Other colleges across the country with smaller gatherings have had strict ticketing policies and sent emails to parents suggesting that they ask their children what they’ll be doing on 4/20.
On Thursday, CU’s Student Government voted unanimously to pass a resolution that supports moving the annual 4/20 smoke-out off campus, though student leaders did not outline a plan for ending the event. The CU administration has also not discussed details of how the school might try to quash the smoke-out.
“We have looked at other schools, but our situation in Boulder is unique. Thus we are having to be unique in our ideas,” said Brooks Kanski, the student government’s vice president of external affairs.
At the University of California’s Santa Barbara campus, officials don’t take a hard stance against 4/20 smoke-outs, which are more scattered throughout the campus, said senior Erika Martin, news editor for the Daily Nexus student newspaper.
Like CU, the Santa Barbara campus has landed on the Princeton Review’s “Reefer Madness” and party-school lists.
But concerns over marijuana smoking pale in comparison to worries surrounding the annual “Floattopia” event, which involves heavy drinking and floating on rafts in the nearby ocean, she said.

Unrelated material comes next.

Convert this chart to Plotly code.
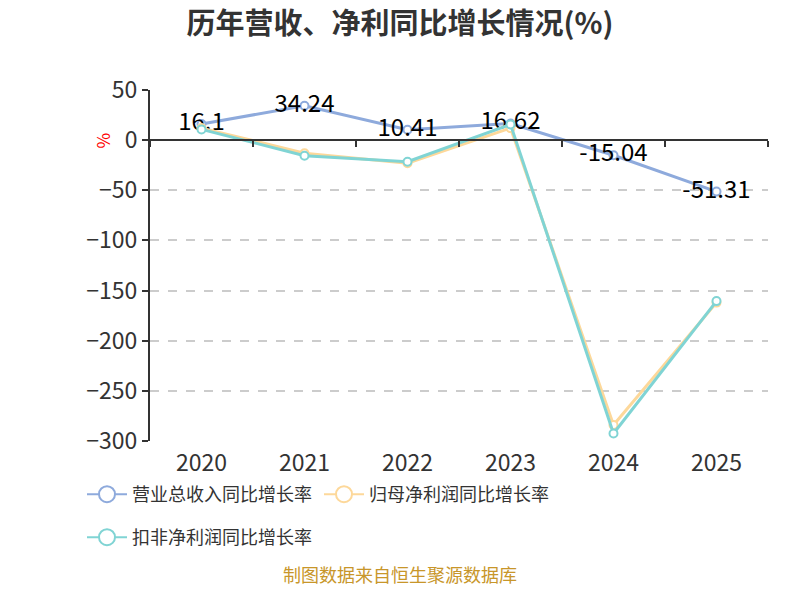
import plotly.graph_objects as go

years = ["2020", "2021", "2022", "2023", "2024", "2025"]
revenue_growth = [16.1, 34.24, 10.41, 16.62, -15.04, -51.31]
net_profit_growth = [12.0, -13.0, -23.0, 12.0, -284.0, -162.0]
deducted_profit_growth = [10.7, -15.5, -21.5, 15.7, -292.5, -160.5]

names = ["营业总收入同比增长率", "归母净利润同比增长率", "扣非净利润同比增长率"]
colors = ["#8eaadc", "#fdd89a", "#80d4d4"]
y_range = [-300, 50]

FONT = "Noto Sans CJK SC, Microsoft YaHei, sans-serif"

fig = go.Figure()
series = [revenue_growth, net_profit_growth, deducted_profit_growth]
for i, (vals, name, col) in enumerate(zip(series, names, colors)):
    fig.add_trace(go.Scatter(
        x=years, y=vals, name=name, showlegend=False,
        mode="lines+markers+text" if i == 0 else "lines+markers",
        text=[f"{v:g}" for v in vals] if i == 0 else None,
        textposition="middle center",
        textfont=dict(size=24, color="#000000", family=FONT),
        line=dict(color=col, width=3),
        marker=dict(symbol="circle", size=8, color="#ffffff",
                    line=dict(color=col, width=2)),
        cliponaxis=False,
    ))

# legend entries (larger symbols, as in the reference)
for i, (name, col) in enumerate(zip(names, colors)):
    fig.add_trace(go.Scatter(
        x=[years[0]], y=[None], name=name, mode="lines+markers",
        line=dict(color=col, width=2),
        marker=dict(symbol="circle", size=16, color="#ffffff",
                    line=dict(color=col, width=2)),
        legend="legend" if i < 2 else "legend2", hoverinfo="skip",
    ))

zero_pos = (0 - y_range[0]) / (y_range[1] - y_range[0])

legend_common = dict(orientation="h", xanchor="left", yanchor="top",
                     font=dict(size=18, color="#333333", family=FONT),
                     entrywidth=182, entrywidthmode="pixels", itemwidth=40,
                     bgcolor="rgba(0,0,0,0)")

fig.update_layout(
    width=800, height=600,
    margin=dict(l=150, r=32, t=90, b=159),
    paper_bgcolor="white", plot_bgcolor="white",
    font=dict(family=FONT, color="#333333"),
    title=dict(text="<b>历年营收、净利同比增长情况(%)</b>", x=0.5, xanchor="center",
               y=1 - 24 / 600, yanchor="middle",
               font=dict(size=29, color="#333333", family=FONT)),
    xaxis=dict(type="category", categoryorder="array", categoryarray=years,
               range=[-0.5, len(years) - 0.5],
               showline=False, showgrid=False, zeroline=False, ticks="",
               tickfont=dict(size=23, color="#333333"), ticklabelstandoff=6),
    xaxis2=dict(type="category", overlaying="x", matches="x", anchor="free",
                position=zero_pos, showline=True, linecolor="#333333", linewidth=2,
                ticks="outside", ticklen=6, tickwidth=2, tickcolor="#333333",
                tickson="boundaries", showticklabels=False, showgrid=False,
                zeroline=False, categoryorder="array", categoryarray=years),
    yaxis=dict(range=y_range, dtick=50, showline=True, linecolor="#333333",
               linewidth=2, ticks="outside", ticklen=6, tickwidth=2,
               tickcolor="#333333",
               showgrid=True, gridcolor="#cccccc", griddash="dash", gridwidth=1.5,
               zeroline=False, tickfont=dict(size=23, color="#333333")),
    legend=dict(x=(82 - 150) / 618, y=(441 - 476) / 351, **legend_common),
    legend2=dict(x=(82 - 150) / 618, y=(441 - 519) / 351, **legend_common),
    showlegend=True,
)

# dummy trace to render xaxis2
fig.add_trace(go.Scatter(x=years, y=[None] * len(years), xaxis="x2",
                         showlegend=False, hoverinfo="skip"))

fig.add_annotation(text="%", textangle=-90, xref="paper", yref="paper",
                   x=(87 - 150) / 618, y=(441 - 131) / 351, showarrow=False,
                   font=dict(size=17, color="#ff0000", family=FONT))
fig.add_annotation(text="制图数据来自恒生聚源数据库", xref="paper", yref="paper",
                   x=(400 - 150) / 618, y=(441 - 589) / 351, showarrow=False,
                   font=dict(size=18, color="#c8962a", family=FONT))

fig.write_html("out.html")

Campus officials in Santa Barbara have been focused on squelching that springtime event because of the safety and environmental problems it poses, Martin said.
Dozens of people who have participated in the event have been treated for head injuries because of accidents on nearby cliffs, and officials have scolded students for peeing in the ocean, destroying vegetation on the cliffs and littering the shoreline with broken glass and garbage.
Martin said that students have received messages from administrators asking them to no longer participate in the Floattopia event, but mum’s the word surrounding 4/20.
“It doesn’t really disrupt anything and it hasn’t solicited a system-wide response,” she said.
CU officials in past years have tinkered with strategies to end 4/20, including turning sprinklers on pot-smokers and using a fishy smelling fertilizer on the ground. They’ve also sent students into the crowd to take pictures of pot-smokers and post them online. CU then paid people who could identify the photos.
Dylan DiSalvio — a recent graduate of Lewis and Clark, a private college in Portland — editorialized about his school’s heavy-handed crackdown on 4/20 smoke-outs.
Three years ago, he said, the school turned a blind eye to the smoke-out when about 100 people gathered near a flagpole to smoke marijuana. The next year, about 200 people showed up — and were surprised to be met by campus officials who confiscated their marijuana and drug paraphernalia, DiSalvio said. And the next year, the school upped the enforcement again by bringing in police officers from the city for the event and putting up yellow crime-scene tape to block off the area near the flagpole.
“It was draconian,” he said. “It definitely seemed to be a step in the wrong direction.”